Depois de percorrer os dois andares repletos de suas obras na Galeria Espaço Cultural Duque, no centro de Porto Alegre, Danúbio Gonçalves parece pronto para conversar sobre a exposição em sua homenagem. O artista senta, encosta a bengala e diz:
- Tem coisas que nem lembrava mais, tem tanto tempo. São muitas fases, uns trabalhos tocam mais, outros menos.
Pode parecer modéstia ou desapego do artista pelos seus objetos, mas quem conhece Danúbio sabe de seu forte envolvimento com a prática e o ensino. Ainda jovem, despontou com as xilogravuras sobre as charqueadas de Bagé e as minas de Butiá que logo chamaram atenção pela qualidade técnica e pela força expressiva.
Ao longo das últimas sete décadas, seguiu alternando, de forma nem sempre regular, técnicas e materiais, trabalhando com litografia, pintura, desenho, escultura, mosaicos e arte pública. Como professor, ajudou a formar gerações de artistas que passaram pelo Instituto de Artes da UFRGS e pelo Atelier Livre de Porto Alegre, a exemplo de Anico Herskovits e Maria Tomaselli, para ficar em dois nomes conhecidos.
Aos 88 anos, Danúbio não mostra muito interesse pelos fatos recentes, mas, se provocado, logo relembra dos parceiros nos emblemáticos clubes de gravura de Bagé e Porto Alegre nos anos 1950 - Carlos Scliar, Glauco Rodrigues, Glênio Bianchetti e Vasco Prado - e de colegas de ofício - Iberê Camargo e Xico Stockinger. São todos responsáveis, em boa parte, por introduzir a linguagem moderna no Estado.
Danúbio adotou a bengala não faz muito. Precisou do apoio durante a recuperação de um acidente, quando foi atropelado por uma motocicleta na Avenida Osvaldo Aranha. Machucou a cabeça e precisou levar alguns pontos. Desde então, parou de fazer suas habituais caminhadas pelas ruas de Porto Alegre:
- Sempre caminhei bastante e cuidei da alimentação comendo só o suficiente.

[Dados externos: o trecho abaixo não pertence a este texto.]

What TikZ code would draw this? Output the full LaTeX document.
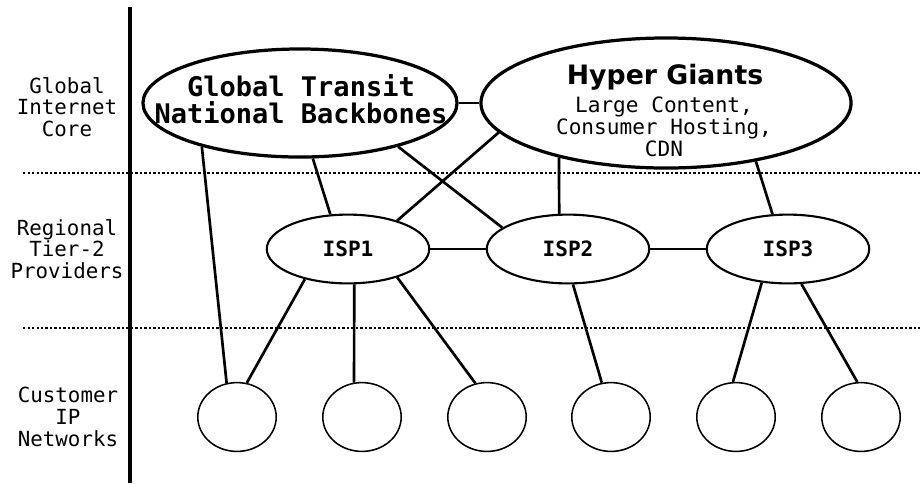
\documentclass[tikz,border=0pt]{standalone}
\usepackage{fontspec}
\newfontfamily\dvmono{DejaVu Sans Mono}
\newfontfamily\dvsans{DejaVu Sans}
\usetikzlibrary{shapes.geometric}

\begin{document}
\begin{tikzpicture}[
  x=0.025cm, y=-0.025cm,
  font=\dvmono\fontsize{14.8}{15.4}\selectfont,
  lbl/.style  = {align=center, inner sep=0pt},
  big/.style  = {draw, ellipse, line width=2.3pt, inner sep=0pt},
  isp/.style  = {draw, ellipse, line width=1.5pt, inner sep=0pt,
                 minimum width=4.06cm, minimum height=1.72cm,
                 font=\dvmono\bfseries\fontsize{15}{18}\selectfont},
  cust/.style = {draw, ellipse, line width=1.1pt, inner sep=0pt,
                 minimum width=1.96cm, minimum height=1.72cm},
  lnk/.style  = {line width=1.9pt},
  sep/.style  = {line width=2pt, dash pattern=on 1.5pt off 1.7pt},
]

\useasboundingbox (0,0) rectangle (920,483);

% tiers
\draw[line width=2.2pt] (130,7) -- (130,483);
\draw[sep] (23,173) -- (920,173);
\draw[sep] (23,328) -- (920,328);

\node[lbl] (lcore) at (67,107) {Global\\Internet\\Core};
\node[lbl] (lreg)  at (67,249) {Regional\\Tier-2\\Providers};
\node[lbl] (lcust) at (68,417) {Customer\\IP\\Networks};

% core
\node[big, minimum width=7.85cm, minimum height=2.7cm] (glob) at (300,103) {};
\node[lbl, font=\dvmono\bfseries\fontsize{19.2}{19.2}\selectfont]
  (globtxt) at (301,99) {Global Transit\\National Backbones};

\node[big, minimum width=9.25cm, minimum height=3.25cm] (hyper) at (666,103) {};
\node[lbl, anchor=base, font=\dvsans\bfseries\fontsize{19}{19}\selectfont]
  (hypertxt) at (665,84) {Hyper Giants};
\node[lbl, font=\dvmono\fontsize{15}{15.6}\selectfont]
  (hypersub) at (664,127) {Large Content,\\Consumer Hosting,\\CDN};

% regional
\node[isp] (isp1) at (348,249) {ISP1};
\node[isp] (isp2) at (568,249) {ISP2};
\node[isp] (isp3) at (788,249) {ISP3};

% customers
\foreach \i/\cx in {1/237,2/362,3/487,4/611,5/736,6/861}
  \node[cust] (c\i) at (\cx,417) {};

\draw[lnk] (glob.east) -- (hyper.west);
\draw[lnk] (glob.204)  -- (c1.107);
\draw[lnk] (glob.-77)  -- (isp1.117);
\draw[lnk] (glob.-24)  -- (isp2.162);
\draw[lnk] (hyper.190) -- (isp1.30);
\draw[lnk] (hyper.-153) -- (isp2.104);
\draw[lnk] (hyper.-33) -- (isp3.114);

\draw[lnk] (isp1.east) -- (isp2.west);
\draw[lnk] (isp2.east) -- (isp3.west);

\draw[lnk] (isp1.215) -- (c1.74);
\draw[lnk] (isp1.-80) -- (c2.103);
\draw[lnk] (isp1.-30) -- (c3.109);
\draw[lnk] (isp2.-82) -- (c4.105);
\draw[lnk] (isp3.-128) -- (c5.95);
\draw[lnk] (isp3.-69) -- (c6.96);

\end{tikzpicture}
\end{document}
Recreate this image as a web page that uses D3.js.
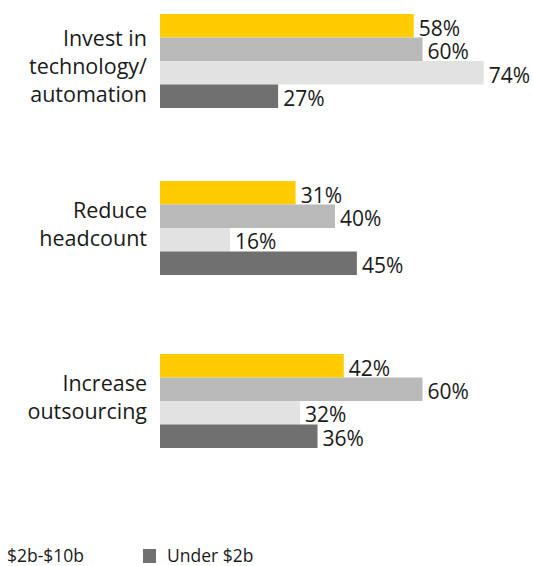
<!DOCTYPE html>
<html>
<head>
<meta charset="utf-8">
<script src="https://cdn.jsdelivr.net/npm/d3@7"></script>
<style>
  html, body { margin: 0; padding: 0; background: #fff; }
  svg { display: block; font-family: "Open Sans", sans-serif; }
</style>
</head>
<body>
<svg id="chart" width="533" height="566"></svg>
<script>
// ---- data ----
const categories = [
  ["Invest in", "technology/", "automation"],
  ["Reduce", "headcount"],
  ["Increase", "outsourcing"]
];
const seriesNames = ["Total", "Over $10b", "$2b-$10b", "Under $2b"];
const seriesColors = ["#ffcc00", "#b9b9b9", "#e2e2e2", "#707070"];
const values = [
  [58, 60, 74, 27],
  [31, 40, 16, 45],
  [42, 60, 32, 36]
];
const legendShown = ["$2b-$10b", "Under $2b"];

// ---- layout ----
const svg = d3.select("#chart");
const x = d3.scaleLinear().domain([0, 100]).range([160, 597.5]);
const y0 = d3.scaleBand().domain(d3.range(categories.length)).range([14, 448]).paddingInner(0.447).paddingOuter(0);
const y1 = d3.scaleBand().domain(d3.range(seriesNames.length)).range([0, y0.bandwidth()]).padding(0);
const groupShift = [0, -3, 0];

const groups = svg.selectAll("g.grp").data(values).join("g")
  .attr("class", "grp")
  .attr("transform", (d, i) => `translate(0,${y0(i) + groupShift[i]})`);

groups.selectAll("rect").data(d => d).join("rect")
  .attr("x", x(0))
  .attr("y", (d, j) => y1(j))
  .attr("width", d => x(d) - x(0))
  .attr("height", y1.bandwidth())
  .attr("fill", (d, j) => seriesColors[j]);

groups.selectAll("text.val").data(d => d).join("text")
  .attr("class", "val")
  .attr("x", d => x(d) + 5)
  .attr("y", (d, j) => y1(j) + y1.bandwidth() - 2)
  .attr("font-size", 21)
  .attr("fill", "#1a1a1a")
  .text(d => d + "%");

// category labels
const lh = 28;
categories.forEach((lines, i) => {
  const c = y0(i) + groupShift[i] + y0.bandwidth() / 2;
  const shift = lines.length > 2 ? 13 : 4;
  const t = svg.append("text")
    .attr("text-anchor", "end")
    .attr("font-size", 21.5)
    .attr("fill", "#1a1a1a");
  lines.forEach((ln, k) => {
    t.append("tspan")
      .attr("x", 147)
      .attr("y", c + shift + (k - (lines.length - 1) / 2) * lh)
      .text(ln);
  });
});

// legend (only the part visible in frame)
const lg = svg.append("g").attr("font-size", 17.5).attr("fill", "#1a1a1a");
lg.append("text").attr("x", 7).attr("y", 562).text(legendShown[0]);
lg.append("rect").attr("x", 143).attr("y", 549).attr("width", 13).attr("height", 14)
  .attr("fill", seriesColors[seriesNames.indexOf(legendShown[1])]);
lg.append("text").attr("x", 167).attr("y", 562).text(legendShown[1]);
</script>
</body>
</html>
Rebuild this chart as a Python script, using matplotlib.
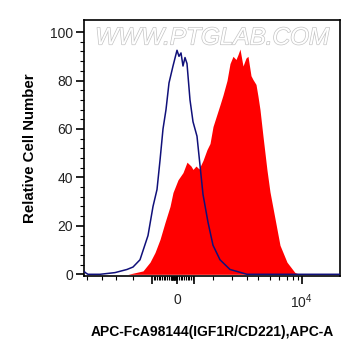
import matplotlib
matplotlib.use("Agg")
import matplotlib.pyplot as plt
import matplotlib.patheffects as pe
import numpy as np

plt.rcParams['font.family'] = ['Liberation Sans', 'DejaVu Sans']
plt.rcParams['mathtext.default'] = 'regular'

# display channels (0..256) of the biexponential axis
blue_x = [0, 2, 4, 16, 31, 43, 49, 56, 64, 69, 73, 76, 79, 82, 85, 89, 93, 95,
          97, 99, 101, 103, 106, 109, 113, 116, 119, 124, 129, 136, 146, 163, 256]
blue_y = [1.2, 0.5, 0, 0, 0.7, 2, 3, 6, 16, 28, 35, 47, 60, 68, 79, 86, 92.5, 90,
          91.4, 86, 89.5, 87, 72, 63, 57, 45, 33, 21.5, 12, 6, 2, 0, 0]

red_x = [44, 59, 66, 71, 76, 81, 86, 89, 94, 99, 103, 107, 109, 112, 115, 119,
         123, 126, 129, 136, 139, 143, 146, 149, 152, 154, 156, 159, 162, 164,
         167, 169, 172, 174, 176, 179, 183, 186, 191, 196, 203, 211, 216]
red_y = [0, 1.4, 5, 9, 14.4, 21.4, 28, 33.8, 39, 42, 46.3, 44.7, 43.3, 44.7,
         43.5, 47, 51.5, 54, 61, 70, 74, 80, 87, 90, 88.7, 90.7, 93, 86, 89.3,
         90, 82, 80.4, 78.4, 73.5, 68, 57, 43, 34, 23, 12, 5, 0.7, 0]

x_major = [67.7, 93, 110.3, 217.7]
x_major_labels = ['', '0', '', '$10^4$']
x_minor = [3.3, 17.7, 31.7, 49.3, 129.3, 147.7, 162.7, 174.3, 186, 195.3,
           202.7, 209.3, 214.3]
x_minor += list(np.arange(69.5, 109.5, 1.7))
x_minor += list(np.arange(87, 91.5, 0.5))

fig = plt.figure(figsize=(3.61, 3.56), dpi=100)
ax = fig.add_axes([84 / 361, 80 / 356, 256 / 361, 256 / 356])

ax.fill_between(red_x, 0, red_y, color='#ff0000', lw=0, zorder=2)
ax.plot(blue_x, blue_y, color='#10107a', lw=1.1, zorder=3)

ax.set_xlim(0, 256)
ax.set_ylim(-0.7, 105)

ax.set_yticks([0, 20, 40, 60, 80, 100])
ax.set_yticks(np.arange(0, 104, 4), minor=True)
ax.set_xticks(x_major)
ax.set_xticklabels(x_major_labels)
ax.set_xticks(x_minor, minor=True)

ax.tick_params(axis='both', which='major', direction='out', length=6, width=1.2,
               labelsize=10, colors='black')
ax.tick_params(axis='both', which='minor', direction='out', length=3, width=0.8)
ax.tick_params(axis='x', which='major', pad=6)
ax.tick_params(axis='y', which='major', pad=2)
for lab in ax.get_yticklabels() + ax.get_xticklabels():
    lab.set_color('#222222')

for s in ax.spines.values():
    s.set_linewidth(1.2)

ax.set_ylabel('Relative Cell Number', fontsize=10.8, fontweight='bold', labelpad=9)
ax.set_xlabel('APC-FcA98144(IGF1R/CD221),APC-A', fontsize=10,
              fontweight='bold', labelpad=10)

ax.text(0.5, 0.975, 'WWW.PTGLAB.COM', transform=ax.transAxes, ha='center',
        va='top', fontsize=17.5, color='white', style='italic', zorder=1,
        path_effects=[pe.withStroke(linewidth=1.0, foreground='#c4c4c4')])

fig.savefig('out.png', dpi=100)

Neste ano, diminuiu o ritmo de produção. Continua indo ao ateliê nos fundos de casa, no bairro Petrópolis, mas não pinta nem desenha e já faz tempo que não usa a prensa de gravura. Tem preferido fazer colagens, um trabalho mais leve, sem pretensões, contudo, de apresentar algo novo:
- Não me preocupo em fazer exposição toda hora, vai surgindo.
A Glória do Pincel, a mostra em cartaz na Galeria Duque, está dividida em três segmentos. No primeiro andar, o curador Wagner Patta selecionou obras de artistas brasileiros e estrangeiros. No nível acima, estão peças que Danúbio mantinha em seu ateliê. E, no terceiro andar, encontram-se alguns de seus trabalhos eróticos.
No passeio pela exposição, Danúbio para diversas vezes, num gesto de apontar ao que se deve prestar atenção. Faz essas pausas diante das obras inspiradas na atividade de extração dos mineiros e na brutalidade da matança do gado para a produção do charque. Com esses registros realistas, destacou as condições rudes dos trabalhadores e criou como identidade o interesse pela arte regional e socialmente engajada:
- A arte faz parte da existência da humanidade, é uma coisa humana, e sempre continuará sendo.
Trineto do general Bento Gonçalves, Danúbio nasceu em Bagé, em 1925, mudou-se para o Rio aos 10 anos e, aos 24, retornou ao Rio Grande. Foi no Rio que ele encontrou seu grande mestre e certa definição de arte que mantém até hoje:
- Quando morava no Rio, via na Avenida Atlântica uma casa cheia de quadros. Soube que era do Portinari, tomei coragem e levei meus trabalhos até ele, que me recebeu bem. Foi um artista fantástico, o maior do Brasil. Depois, viajei pela Europa e aprendi vendo as obras nos museus. Arte é cor e forma, o resto é demagogia.
A Glória do Pincel
> Visitação de segunda a sexta, das 10h às 19h, e aos sábados, das 10h às 17h. Até 14 de dezembro.
> Galeria Espaço Cultural Duque (Rua Duque de Caxias, 649), em Porto Alegre. Fone (51) 3228-6900.
> A exposição: apresenta uma panorâmica da produção de Danúbio Gonçalves. No primeiro andar, há obras em diálogo com artistas que marcaram sua trajetória artística e influenciaram sua produção, como Candido Portinari. No segundo andar, está um conjunto de trabalhos trazidos do ateliê do artista. Já no terceiro andar, a exposição apresenta obras mais ousadas, como as obras eróticas de Danúbio.